» Input records
#####
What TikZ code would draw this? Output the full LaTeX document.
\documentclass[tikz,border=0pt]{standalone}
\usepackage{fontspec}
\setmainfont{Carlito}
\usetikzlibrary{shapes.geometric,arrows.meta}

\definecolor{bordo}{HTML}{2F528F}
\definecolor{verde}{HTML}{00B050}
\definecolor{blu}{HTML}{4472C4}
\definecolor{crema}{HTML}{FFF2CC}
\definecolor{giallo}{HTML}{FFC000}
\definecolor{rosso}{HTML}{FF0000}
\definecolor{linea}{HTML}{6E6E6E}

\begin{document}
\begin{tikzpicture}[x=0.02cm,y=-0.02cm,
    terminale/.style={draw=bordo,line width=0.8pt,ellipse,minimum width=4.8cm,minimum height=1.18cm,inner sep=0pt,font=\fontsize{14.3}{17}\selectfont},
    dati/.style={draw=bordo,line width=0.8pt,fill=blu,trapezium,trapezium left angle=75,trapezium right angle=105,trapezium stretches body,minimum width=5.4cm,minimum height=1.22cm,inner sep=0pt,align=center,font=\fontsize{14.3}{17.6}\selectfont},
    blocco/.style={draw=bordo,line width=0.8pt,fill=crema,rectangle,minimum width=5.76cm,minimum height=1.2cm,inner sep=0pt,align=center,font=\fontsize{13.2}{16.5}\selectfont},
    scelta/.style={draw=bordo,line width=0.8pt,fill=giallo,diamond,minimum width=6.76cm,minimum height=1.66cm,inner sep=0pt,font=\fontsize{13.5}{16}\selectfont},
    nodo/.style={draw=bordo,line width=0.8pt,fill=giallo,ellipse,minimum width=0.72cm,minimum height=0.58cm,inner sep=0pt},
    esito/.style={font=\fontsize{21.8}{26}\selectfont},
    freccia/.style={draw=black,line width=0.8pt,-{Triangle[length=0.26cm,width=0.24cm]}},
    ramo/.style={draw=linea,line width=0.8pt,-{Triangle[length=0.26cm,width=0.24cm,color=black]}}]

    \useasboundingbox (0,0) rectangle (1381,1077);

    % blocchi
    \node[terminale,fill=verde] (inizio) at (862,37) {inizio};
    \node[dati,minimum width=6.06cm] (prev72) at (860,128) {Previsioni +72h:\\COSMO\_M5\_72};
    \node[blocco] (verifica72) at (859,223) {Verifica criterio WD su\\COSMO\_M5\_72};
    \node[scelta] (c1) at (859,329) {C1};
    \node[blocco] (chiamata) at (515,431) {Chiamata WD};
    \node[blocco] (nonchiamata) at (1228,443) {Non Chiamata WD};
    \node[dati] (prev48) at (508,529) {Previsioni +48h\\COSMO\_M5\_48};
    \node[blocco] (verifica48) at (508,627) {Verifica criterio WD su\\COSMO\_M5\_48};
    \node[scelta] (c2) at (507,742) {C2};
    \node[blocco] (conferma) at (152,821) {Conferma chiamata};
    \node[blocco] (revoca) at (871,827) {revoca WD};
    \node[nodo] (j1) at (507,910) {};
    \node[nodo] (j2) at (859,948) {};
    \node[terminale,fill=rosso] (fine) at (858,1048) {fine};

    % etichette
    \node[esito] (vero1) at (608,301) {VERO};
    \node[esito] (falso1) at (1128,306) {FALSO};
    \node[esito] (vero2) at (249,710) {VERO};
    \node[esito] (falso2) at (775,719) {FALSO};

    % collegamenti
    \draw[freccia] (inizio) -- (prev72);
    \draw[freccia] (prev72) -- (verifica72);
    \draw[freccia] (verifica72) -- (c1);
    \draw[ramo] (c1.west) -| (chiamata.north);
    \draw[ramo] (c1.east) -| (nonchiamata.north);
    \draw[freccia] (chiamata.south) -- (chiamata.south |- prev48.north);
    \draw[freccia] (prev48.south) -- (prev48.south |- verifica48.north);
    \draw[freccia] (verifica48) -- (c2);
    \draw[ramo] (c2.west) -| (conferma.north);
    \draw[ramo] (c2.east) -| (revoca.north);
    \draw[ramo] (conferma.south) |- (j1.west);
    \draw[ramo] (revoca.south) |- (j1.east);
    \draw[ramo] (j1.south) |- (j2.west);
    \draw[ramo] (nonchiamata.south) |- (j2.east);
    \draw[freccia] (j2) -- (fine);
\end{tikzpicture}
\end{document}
#####
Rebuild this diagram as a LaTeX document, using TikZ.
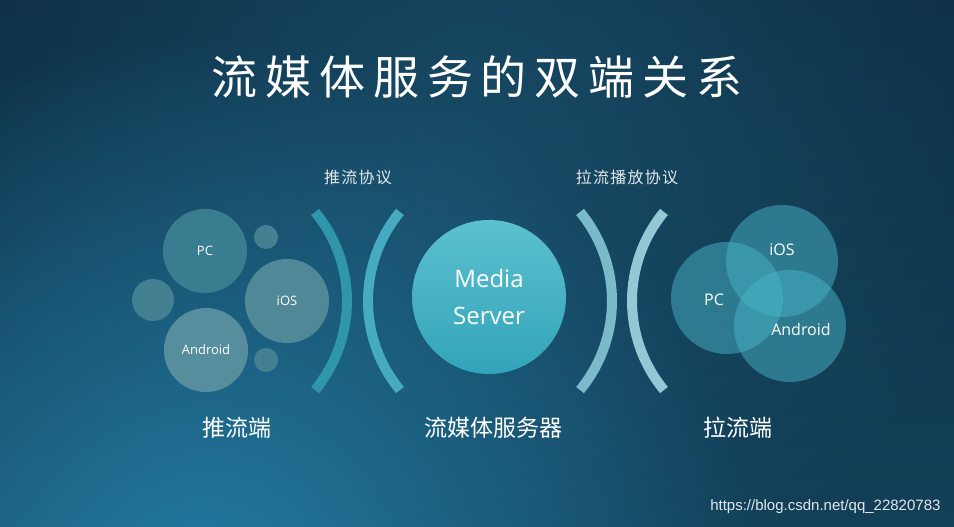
#####
» What needs to be done
List each line of the entries that holds the string "LaTeX".

» Answer in full
What TikZ code would draw this? Output the full LaTeX document.
Rebuild this diagram as a LaTeX document, using TikZ.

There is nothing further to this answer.